# Broken rivet in cable guide on aluminum frame - how to fix?



## armstrong (Jul 9, 2013)

Hi folks

Two rivets hold down a cable guide and one is broken, so the cable is being held, but it needs something done.

View image: DSC00610
View image: DSC00611

Any idea how to fix this? I'm not open to the idea of opening up the tube and doing a re-rivet (i.e. anything involving welding). If the option is gluing it, can anyone suggest the exact best glue for this (as I hopefully want it to be done right the first go-round and not make a mess of things by having it come undone).

Thanks in advance.


----------



## cxwrench (Nov 9, 2004)

Shift housing stop? Glue it. JB Weld. 

It would be easy to re-rivet as well. Not sure what you mean by 'opening up the tube', all you have to do is push the remaining part of the rivet through the tube, and install a new one. You'd want to pull the bb and shake out the part you pushed through, but that's easy. You'd also need an extender for the rivet gun to work w/ the housing stop, but that's easy as well. 

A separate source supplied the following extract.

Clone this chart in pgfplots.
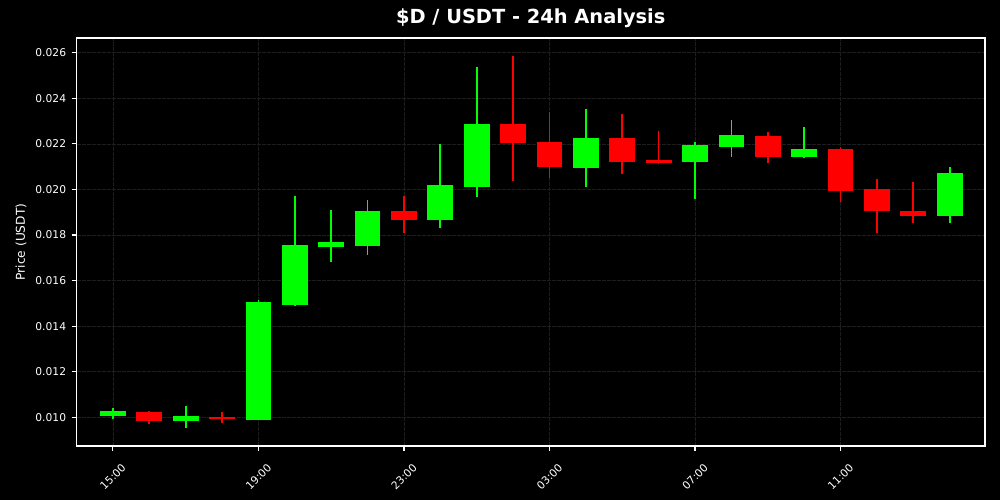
\documentclass[border=0pt]{standalone}
\usepackage{fontspec}
\setmainfont{DejaVu Sans}
\usepackage{pgfplots}
\pgfplotsset{compat=1.18}
\definecolor{cgreen}{RGB}{0,255,0}
\definecolor{cred}{RGB}{255,0,0}
\definecolor{cgrid}{RGB}{30,30,30}
% #1 x, #2 open, #3 high, #4 low, #5 close, #6 colour
\newcommand{\candle}[6]{%
  \pgfmathsetmacro\xa{#1-0.34}%
  \pgfmathsetmacro\xb{#1+0.34}%
  \addplot[draw=#6, line width=1.7pt, mark=none] coordinates {(#1,#4) (#1,#3)};
  \addplot[draw=#6, fill=#6, line width=1pt, mark=none]
    coordinates {(\xa,#2) (\xb,#2) (\xb,#5) (\xa,#5)} -- cycle;
}
\begin{document}
\begin{tikzpicture}
\fill[black] (0,0) rectangle (1000pt,500pt);
\useasboundingbox (0,0) rectangle (1000pt,500pt);
\begin{axis}[
  at={(76.5pt,54pt)}, anchor=south west, scale only axis,
  width=908.5pt, height=408pt,
  xmin=-1.0, xmax=23.97, ymin=0.00874, ymax=0.02665,
  axis background/.style={fill=black},
  axis line style={white, line width=1.1pt},
  tick style={white, line width=1.1pt},
  tick align=outside, tick pos=left, major tick length=4.9pt,
  xtick={0,4,8,12,16,20},
  xticklabels={15:00,19:00,23:00,03:00,07:00,11:00},
  ytick={0.010,0.012,0.014,0.016,0.018,0.020,0.022,0.024,0.026},
  scaled y ticks=false,
  yticklabel style={/pgf/number format/.cd, fixed, fixed zerofill, precision=3, /tikz/.cd, xshift=-2pt},
  /pgf/number format/assume math mode=true,
  ticklabel style={font=\fontsize{10.7}{12}\selectfont, text=white},
  xticklabel style={anchor=center, yshift=-26pt, rotate=45},
  grid=major,
  major grid style={cgrid, line width=0.7pt, dash pattern=on 4pt off 1pt},
  ylabel={Price (USDT)},
  ylabel style={text=white, font=\fontsize{12.2}{14}\selectfont,
    at={(axis description cs:0,0.5)}, anchor=center, xshift=0pt, yshift=55.5pt},
  title={\$D / USDT - 24h Analysis},
  title style={text=white, font=\fontsize{19.4}{22}\selectfont\bfseries,
    at={(axis description cs:0.5,1)}, anchor=base, yshift=8pt},
]
\candle{0}{0.01006}{0.01040}{0.00991}{0.01025}{cgreen}
\candle{1}{0.01023}{0.01029}{0.00969}{0.00984}{cred}
\candle{2}{0.00985}{0.01050}{0.00954}{0.01003}{cgreen}
\candle{3}{0.01001}{0.01022}{0.00976}{0.00996}{cred}
\candle{4}{0.00991}{0.01515}{0.00990}{0.01503}{cgreen}
\candle{5}{0.01497}{0.01971}{0.01488}{0.01752}{cgreen}
\candle{6}{0.01749}{0.01910}{0.01683}{0.01766}{cgreen}
\candle{7}{0.01756}{0.01954}{0.01712}{0.01905}{cgreen}
\candle{8}{0.01905}{0.01971}{0.01810}{0.01867}{cred}
\candle{9}{0.01870}{0.02200}{0.01832}{0.02016}{cgreen}
\candle{10}{0.02012}{0.02536}{0.01968}{0.02287}{cgreen}
\candle{11}{0.02287}{0.02585}{0.02038}{0.02205}{cred}
\candle{12}{0.02207}{0.02338}{0.02049}{0.02100}{cred}
\candle{13}{0.02095}{0.02352}{0.02009}{0.02226}{cgreen}
\candle{14}{0.02226}{0.02331}{0.02068}{0.02123}{cred}
\candle{15}{0.02126}{0.02256}{0.02113}{0.02120}{cred}
\candle{16}{0.02122}{0.02207}{0.01957}{0.02191}{cgreen}
\candle{17}{0.02187}{0.02303}{0.02144}{0.02239}{cgreen}
\candle{18}{0.02234}{0.02251}{0.02115}{0.02144}{cred}
\candle{19}{0.02144}{0.02274}{0.02140}{0.02177}{cgreen}
\candle{20}{0.02177}{0.02186}{0.01946}{0.01997}{cred}
\candle{21}{0.02002}{0.02046}{0.01810}{0.01907}{cred}
\candle{22}{0.01905}{0.02033}{0.01854}{0.01885}{cred}
\candle{23}{0.01885}{0.02097}{0.01851}{0.02072}{cgreen}
\end{axis}
\end{tikzpicture}
\end{document}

The only problem w/ gluing it back on is that it looks like you'd be gluing it paint, not the actual tube. If some of that glue gets into the existing hole that would help secure it. I wouldn't glue it if it was a brake housing stop, but for the derailleur it's not really a safety issue.


----------



## armstrong (Jul 9, 2013)

cxwrench said:


> Shift housing stop? Glue it. JB Weld.
> 
> It would be easy to re-rivet as well. Not sure what you mean by 'opening up the tube', all you have to do is push the remaining part of the rivet through the tube, and install a new one. You'd want to pull the bb and shake out the part you pushed through, but that's easy. You'd also need an extender for the rivet gun to work w/ the housing stop, but that's easy as well.
> 
> The only problem w/ gluing it back on is that it looks like you'd be gluing it paint, not the actual tube. If some of that glue gets into the existing hole that would help secure it. I wouldn't glue it if it was a brake housing stop, but for the derailleur it's not really a safety issue.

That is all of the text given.